Devising Weather Decision Support Algorithms: Heavy Precipitation at the Regional and Local Scale

Date: -
Location: FL2 - ROOM 1001
Speaker:
PAUL ROEBBER
Description:

Heavy rainfall events, owing to their convective origin and high impacts, remain a key weather forecasting challenge. In this talk, Paul addressed two problems: (1) how to get useful regional guidance for such events (and thus increase forecaster situational awareness); and (2) how to downscale that regional guidance to the local scale where the high impacts are mostly realized.
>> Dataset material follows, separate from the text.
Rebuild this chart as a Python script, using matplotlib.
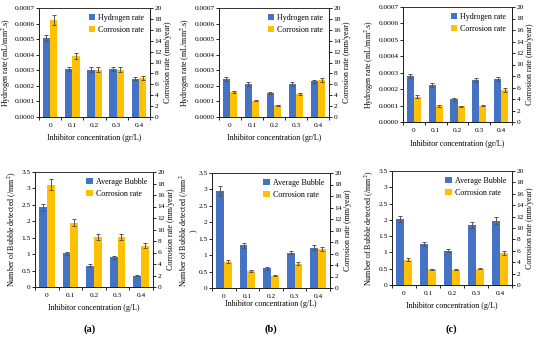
import matplotlib
matplotlib.use("Agg")
import matplotlib.pyplot as plt
import numpy as np
from matplotlib.ticker import FixedLocator, FuncFormatter

plt.rcParams['font.family'] = ['Liberation Serif', 'DejaVu Serif']
plt.rcParams['mathtext.fontset'] = 'stix'

conc = ["0", "0.1", "0.2", "0.3", "0.4"]

# top row: hydrogen rate (left axis) + corrosion rate (right axis)
h2_a = [0.000505, 0.000310, 0.000305, 0.000308, 0.000247]
h2_a_err = [0.00002, 0.000013, 0.000013, 0.000013, 0.00001]
h2_b = [0.000243, 0.000210, 0.000155, 0.000212, 0.000228]
h2_b_err = [0.000012, 0.000012, 0.000008, 0.000012, 0.000012]
h2_c = [0.000280, 0.000225, 0.000137, 0.000257, 0.000262]
h2_c_err = [0.000014, 0.000012, 0.000008, 0.000012, 0.000012]

cr_a = [17.8, 11.2, 8.7, 8.7, 7.2]
cr_a_err = [0.9, 0.6, 0.5, 0.5, 0.4]
cr_b = [4.6, 3.0, 2.15, 4.2, 6.8]
cr_b_err = [0.25, 0.15, 0.1, 0.25, 0.35]
cr_c = [4.4, 2.75, 2.7, 2.85, 5.6]
cr_c_err = [0.25, 0.12, 0.12, 0.12, 0.3]

# bottom row: average bubble (left axis) + corrosion rate (right axis)
bub_a = [2.42, 1.03, 0.65, 0.90, 0.35]
bub_a_err = [0.12, 0.05, 0.04, 0.05, 0.02]
bub_b = [2.95, 1.30, 0.60, 1.08, 1.23]
bub_b_err = [0.15, 0.07, 0.04, 0.06, 0.07]
bub_c = [2.02, 1.25, 1.05, 1.84, 1.98]
bub_c_err = [0.1, 0.06, 0.05, 0.09, 0.1]

BLUE = "#4472C4"
GOLD = "#FFC000"
TFS = 5.3   # tick labels
LFS = 5.8   # axis labels / legend

fig = plt.figure(figsize=(5.5, 3.38), dpi=100)


def px(l, t, r, b):
    return [l / 550, 1 - b / 338, (r - l) / 550, (b - t) / 338]


def panel(rect, left, left_err, right, right_err, left_name, ylab, lmax, lstep,
          lfmt, xlab, xpad=5, ypad=1.5):
    ax = fig.add_axes(px(*rect))
    ax2 = ax.twinx()
    x = np.arange(len(conc))
    w = 0.33
    ekw = dict(ecolor="#555555", elinewidth=0.7, capsize=1.6, capthick=0.7)
    b1 = ax.bar(x - w / 2, left, w, yerr=left_err, color=BLUE, error_kw=ekw,
                zorder=2)
    b2 = ax2.bar(x + w / 2, right, w, yerr=right_err, color=GOLD, error_kw=ekw,
                 zorder=2)
    ax.set_xlim(-0.5, len(conc) - 0.5)
    ax.set_ylim(0, lmax)
    ax.yaxis.set_major_locator(FixedLocator(np.arange(0, lmax + lstep / 2, lstep)))
    ax.yaxis.set_major_formatter(FuncFormatter(lfmt))
    ax2.set_ylim(0, 20)
    ax2.yaxis.set_major_locator(FixedLocator(np.arange(0, 21, 2)))
    ax.set_xticks(x)
    ax.set_xticklabels(conc)
    ax.set_xticks(np.arange(-0.5, len(conc)), minor=True)
    ax.tick_params(axis="x", which="major", length=0, labelsize=TFS, pad=4)
    ax.tick_params(axis="x", which="minor", length=2.5, width=0.6, direction="out")
    ax.tick_params(axis="y", length=2.2, width=0.6, labelsize=TFS, pad=1)
    ax2.tick_params(axis="y", length=2.2, width=0.6, labelsize=TFS, pad=1)
    for a in (ax, ax2):
        for s in ("left", "right", "bottom", "top"):
            a.spines[s].set_linewidth(0.7)
            a.spines[s].set_color("#222222")
        a.spines["top"].set_linewidth(0.5)
    ax.set_ylabel(ylab, fontsize=LFS, labelpad=ypad, linespacing=0.85)
    ax2.set_ylabel("Corrosion rate (mm/year)", fontsize=LFS, labelpad=1.5)
    ax.set_xlabel(xlab, fontsize=LFS, labelpad=xpad)
    ax.legend([b1, b2], [left_name, "Corrosion rate"], loc="upper right",
              frameon=False, fontsize=LFS, handlelength=0.8, handleheight=0.8,
              handletextpad=0.4, labelspacing=0.5, borderaxespad=0.3)
    return ax


h2fmt = lambda v, p: f"{v:.4f}"
bubfmt = lambda v, p: f"{v:g}"
h2lab = r"Hydrogen rate (mL/mm$^2$.s)"
xg = "Inhibitor concentration (gr/L)"
xgl = "Inhibitor concentration (g/L)"

panel((39, 8, 150, 117), h2_a, h2_a_err, cr_a, cr_a_err, "Hydrogen rate",
      h2lab, 0.0007, 0.0001, h2fmt, xg, ypad=0.8)
panel((219, 8, 329, 117), h2_b, h2_b_err, cr_b, cr_b_err, "Hydrogen rate",
      h2lab, 0.0007, 0.0001, h2fmt, xg)
panel((403, 7, 512, 122), h2_c, h2_c_err, cr_c, cr_c_err, "Hydrogen rate",
      h2lab, 0.0007, 0.0001, h2fmt, xg)

panel((35, 172, 153, 287), bub_a, bub_a_err, cr_a, cr_a_err, "Average Bubble",
      r"Number of Bubble detected (/mm$^2$)", 3.5, 0.5, bubfmt, xgl)
panel((212, 173, 330, 288), bub_b, bub_b_err, cr_b, cr_b_err, "Average Bubble",
      "Number of Bubble detected (/mm$^2$\n)", 3.5, 0.5, bubfmt, xgl,
      xpad=1, ypad=0.3)
panel((392, 171, 512, 285), bub_c, bub_c_err, cr_c, cr_c_err, "Average Bubble",
      r"Number of Bubble detected (/mm$^2$)", 3.5, 0.5, bubfmt, xgl)

for xc, lab in ((90, "(a)"), (271, "(b)"), (451, "(c)")):
    fig.text(xc / 550, 1 - 329 / 338, lab, ha="center", va="center",
             fontsize=7.5, fontweight="bold")

fig.savefig("out.png", dpi=100)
To address these problems, evolutionary programming, multiple logistic regression, and decision trees were all successfully applied. Several other methods were tested and rejected, including boosted trees, bootstrap forests, random forests, K nearest neighbors, and single hidden layer artificial neural networks. The use of soil moisture and layer average relative humidity as additional predictors was also evaluated. Further modifications to the basic methods that were evaluated included using past analogs to select evolutionary program ensemble members for Bayesian Model Combination, and applying a different cost function in training (mean absolute error instead of mean square error). Maximizing evolutionary program ensemble diversity by increasing the population carrying capacity from 10,000 to 500,000 individuals was also evaluated.

Discussion of these techniques, and results from these various tests were provided. Finally, an exploration of possible future directions, including ways to leverage the spatial dimension of the data, and focusing on the nowcast range using deep learning was provided.